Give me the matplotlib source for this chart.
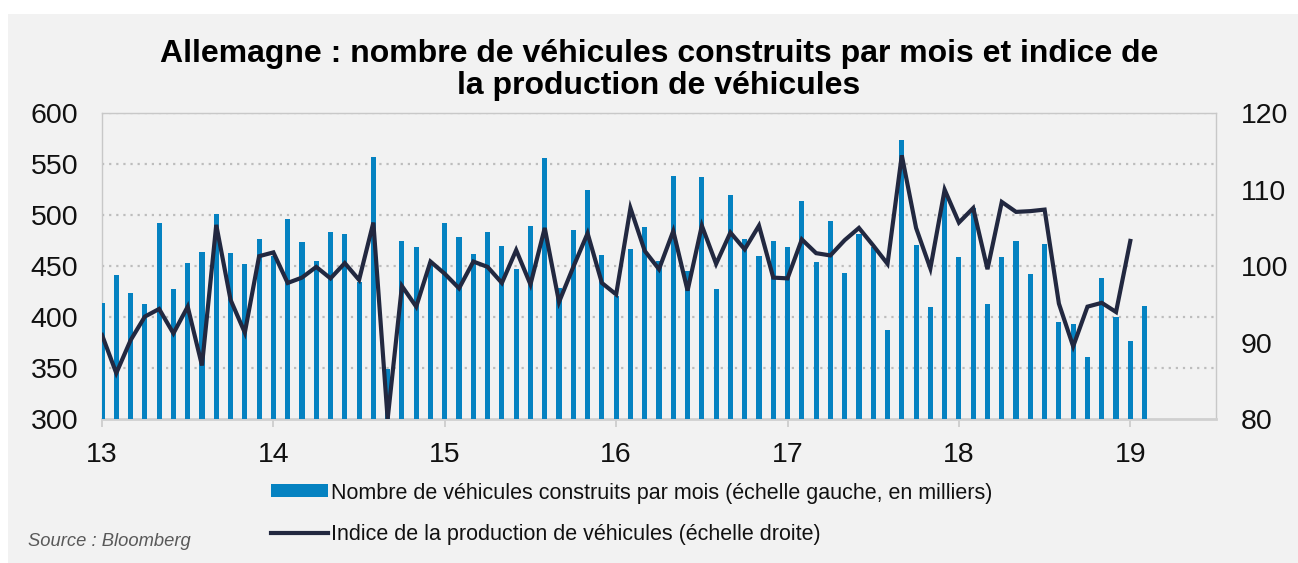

==

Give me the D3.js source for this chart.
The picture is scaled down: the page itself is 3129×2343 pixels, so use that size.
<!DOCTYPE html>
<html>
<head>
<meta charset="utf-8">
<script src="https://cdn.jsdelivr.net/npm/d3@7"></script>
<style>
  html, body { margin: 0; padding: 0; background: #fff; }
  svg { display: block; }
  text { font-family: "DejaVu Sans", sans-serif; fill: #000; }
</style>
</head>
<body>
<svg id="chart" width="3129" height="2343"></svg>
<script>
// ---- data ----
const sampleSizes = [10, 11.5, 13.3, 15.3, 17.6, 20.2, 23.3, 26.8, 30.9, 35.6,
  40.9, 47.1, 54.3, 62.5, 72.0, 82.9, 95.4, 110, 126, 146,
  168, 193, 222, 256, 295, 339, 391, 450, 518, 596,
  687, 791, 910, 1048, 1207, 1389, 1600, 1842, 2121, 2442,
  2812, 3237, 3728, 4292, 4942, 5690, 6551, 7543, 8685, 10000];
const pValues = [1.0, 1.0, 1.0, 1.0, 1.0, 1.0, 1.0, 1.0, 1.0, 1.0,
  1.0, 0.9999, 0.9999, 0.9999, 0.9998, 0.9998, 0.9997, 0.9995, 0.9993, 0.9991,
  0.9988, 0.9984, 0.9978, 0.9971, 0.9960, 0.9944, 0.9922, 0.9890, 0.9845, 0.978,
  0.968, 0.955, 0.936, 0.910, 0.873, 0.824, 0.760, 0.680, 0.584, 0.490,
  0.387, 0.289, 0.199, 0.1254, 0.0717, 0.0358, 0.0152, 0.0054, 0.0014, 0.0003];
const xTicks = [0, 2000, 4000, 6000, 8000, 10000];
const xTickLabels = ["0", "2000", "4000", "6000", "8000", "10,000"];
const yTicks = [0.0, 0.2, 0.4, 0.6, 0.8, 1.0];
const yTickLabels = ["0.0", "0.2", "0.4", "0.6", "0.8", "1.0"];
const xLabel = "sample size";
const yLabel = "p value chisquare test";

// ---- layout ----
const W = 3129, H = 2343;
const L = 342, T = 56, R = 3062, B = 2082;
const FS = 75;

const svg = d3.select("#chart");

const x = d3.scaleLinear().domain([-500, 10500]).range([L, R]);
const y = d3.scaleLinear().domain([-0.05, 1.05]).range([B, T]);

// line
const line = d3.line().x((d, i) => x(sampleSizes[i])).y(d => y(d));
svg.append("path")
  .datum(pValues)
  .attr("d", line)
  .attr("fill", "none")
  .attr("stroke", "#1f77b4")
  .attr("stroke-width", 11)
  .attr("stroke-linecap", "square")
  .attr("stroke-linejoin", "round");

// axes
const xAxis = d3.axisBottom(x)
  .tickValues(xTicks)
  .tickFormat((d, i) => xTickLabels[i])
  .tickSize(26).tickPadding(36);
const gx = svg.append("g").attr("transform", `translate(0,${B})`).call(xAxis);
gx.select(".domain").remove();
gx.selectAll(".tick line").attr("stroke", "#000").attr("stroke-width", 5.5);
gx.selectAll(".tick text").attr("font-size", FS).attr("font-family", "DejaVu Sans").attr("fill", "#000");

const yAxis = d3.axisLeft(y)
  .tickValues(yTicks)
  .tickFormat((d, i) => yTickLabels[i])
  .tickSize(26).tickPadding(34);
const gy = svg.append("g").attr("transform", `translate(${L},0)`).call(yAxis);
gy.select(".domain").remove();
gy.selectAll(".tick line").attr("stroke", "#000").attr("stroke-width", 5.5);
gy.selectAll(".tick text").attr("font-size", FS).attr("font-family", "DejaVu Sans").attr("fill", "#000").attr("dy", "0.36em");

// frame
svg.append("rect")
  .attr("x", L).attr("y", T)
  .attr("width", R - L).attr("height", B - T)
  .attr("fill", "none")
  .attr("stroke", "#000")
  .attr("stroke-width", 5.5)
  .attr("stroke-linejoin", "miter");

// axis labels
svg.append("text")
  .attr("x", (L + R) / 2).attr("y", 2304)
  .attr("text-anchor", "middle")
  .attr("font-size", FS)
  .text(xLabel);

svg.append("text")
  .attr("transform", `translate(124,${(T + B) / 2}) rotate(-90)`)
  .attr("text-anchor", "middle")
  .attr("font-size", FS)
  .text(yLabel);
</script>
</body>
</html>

### INSTRUCTION
Search the entries for the word "this" and pick out every line that holds it.

### FULL OUTPUT
Give me the matplotlib source for this chart.
Give me the D3.js source for this chart.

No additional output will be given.